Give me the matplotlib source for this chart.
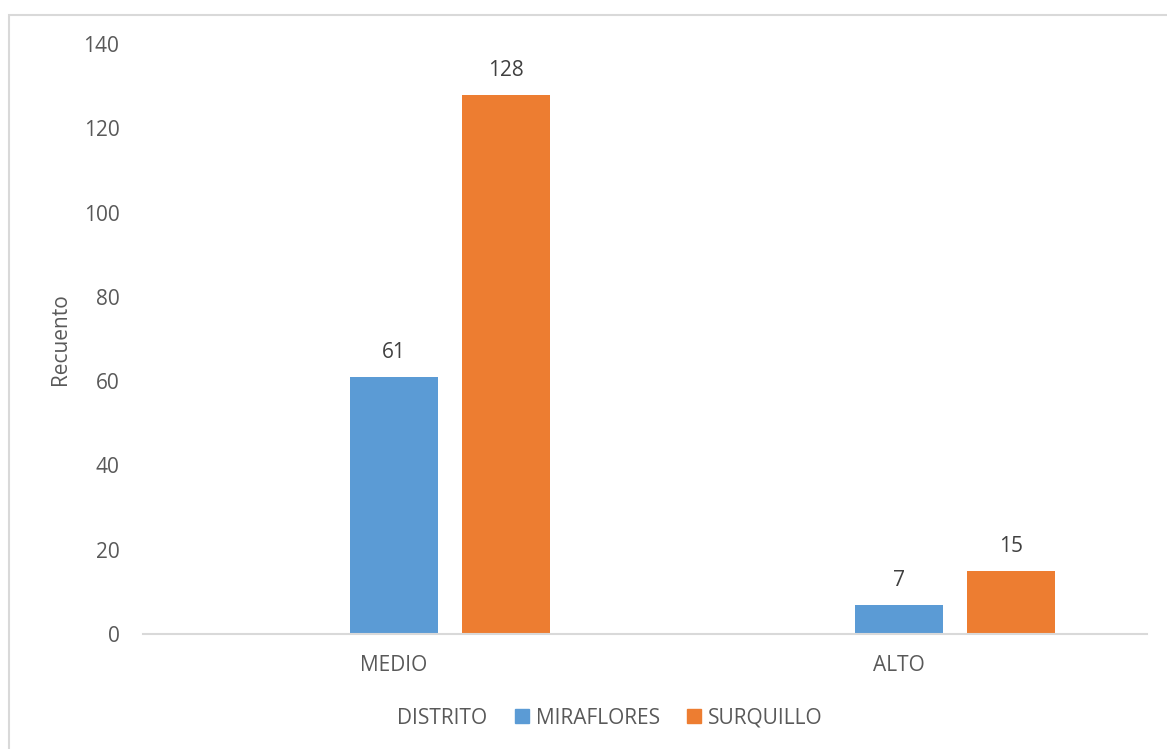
import matplotlib.pyplot as plt
from matplotlib.patches import Patch, Rectangle

categories = ['MEDIO', 'ALTO']
miraflores = [61, 7]
surquillo = [128, 15]
legend_title = 'DISTRITO'
series_names = ['MIRAFLORES', 'SURQUILLO']
y_ticks = [0, 20, 40, 60, 80, 100, 120, 140]

blue = '#5B9BD5'
orange = '#ED7D31'
grey_text = '#595959'
fs = 15

plt.rcParams['font.family'] = ['Open Sans', 'DejaVu Sans']

fig = plt.figure(figsize=(11.67, 7.49), dpi=100)
ax = fig.add_axes([143 / 1167, 1 - 634 / 749, 1004 / 1167, 590 / 749])

# chart frame (only top/left edges visible in the crop)
fig.patches.append(Rectangle((8.5 / 1167, -0.1), 2, (749 - 15.5) / 749 + 0.1,
                             transform=fig.transFigure, fill=False,
                             edgecolor='#D9D9D9', linewidth=1.5))

unit = 505
w = 88 / unit
step = 112 / unit
x = list(range(len(categories)))
ax.bar(x, miraflores, width=w, color=blue, label=series_names[0])
ax.bar([i + step for i in x], surquillo, width=w, color=orange, label=series_names[1])

for i in x:
    ax.text(i, miraflores[i] + 3.2, str(miraflores[i]), ha='center', va='bottom',
            fontsize=fs, color='#404040')
    ax.text(i + step, surquillo[i] + 3.2, str(surquillo[i]), ha='center', va='bottom',
            fontsize=fs, color='#404040')

left = -(394 - 143) / unit
ax.set_xlim(left, left + 1004 / unit)
ax.set_ylim(0, 140)
ax.set_yticks(y_ticks)
ax.set_xticks(x)
ax.set_xticklabels(categories)
ax.tick_params(axis='both', length=0, labelsize=fs, colors=grey_text)
ax.tick_params(axis='y', pad=17)
ax.tick_params(axis='x', pad=15)
for s in ['top', 'right', 'left']:
    ax.spines[s].set_visible(False)
ax.spines['bottom'].set_color('#D9D9D9')
ax.spines['bottom'].set_linewidth(1.5)

ax.set_ylabel('Recuento', fontsize=fs, color=grey_text)
ax.yaxis.set_label_coords(-72 / 1004, 0.5)

fig.text(397 / 1167, 1 - 718 / 749, legend_title, fontsize=fs, color=grey_text,
         ha='left', va='center')
handles = [Patch(color=blue, label=series_names[0]), Patch(color=orange, label=series_names[1])]
fig.legend(handles=handles, loc='center left', bbox_to_anchor=(515 / 1167, 1 - 718 / 749),
           ncol=2, frameon=False, fontsize=fs, labelcolor=grey_text,
           handlelength=0.65, handleheight=0.65, handletextpad=0.35, columnspacing=1.3,
           borderpad=0, borderaxespad=0)

fig.savefig('out.png', dpi=100)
^^^^
What you should do - Go from the first line of the listing to the line holding "edgecolor='#D9D9D9', linewidth=1.5))" and, please, transcribe those lines exactly, both included, with no pictures.

Exercise result -
Give me the matplotlib source for this chart.
import matplotlib.pyplot as plt
from matplotlib.patches import Patch, Rectangle

categories = ['MEDIO', 'ALTO']
miraflores = [61, 7]
surquillo = [128, 15]
legend_title = 'DISTRITO'
series_names = ['MIRAFLORES', 'SURQUILLO']
y_ticks = [0, 20, 40, 60, 80, 100, 120, 140]

blue = '#5B9BD5'
orange = '#ED7D31'
grey_text = '#595959'
fs = 15

plt.rcParams['font.family'] = ['Open Sans', 'DejaVu Sans']

fig = plt.figure(figsize=(11.67, 7.49), dpi=100)
ax = fig.add_axes([143 / 1167, 1 - 634 / 749, 1004 / 1167, 590 / 749])

# chart frame (only top/left edges visible in the crop)
fig.patches.append(Rectangle((8.5 / 1167, -0.1), 2, (749 - 15.5) / 749 + 0.1,
                             transform=fig.transFigure, fill=False,
                             edgecolor='#D9D9D9', linewidth=1.5))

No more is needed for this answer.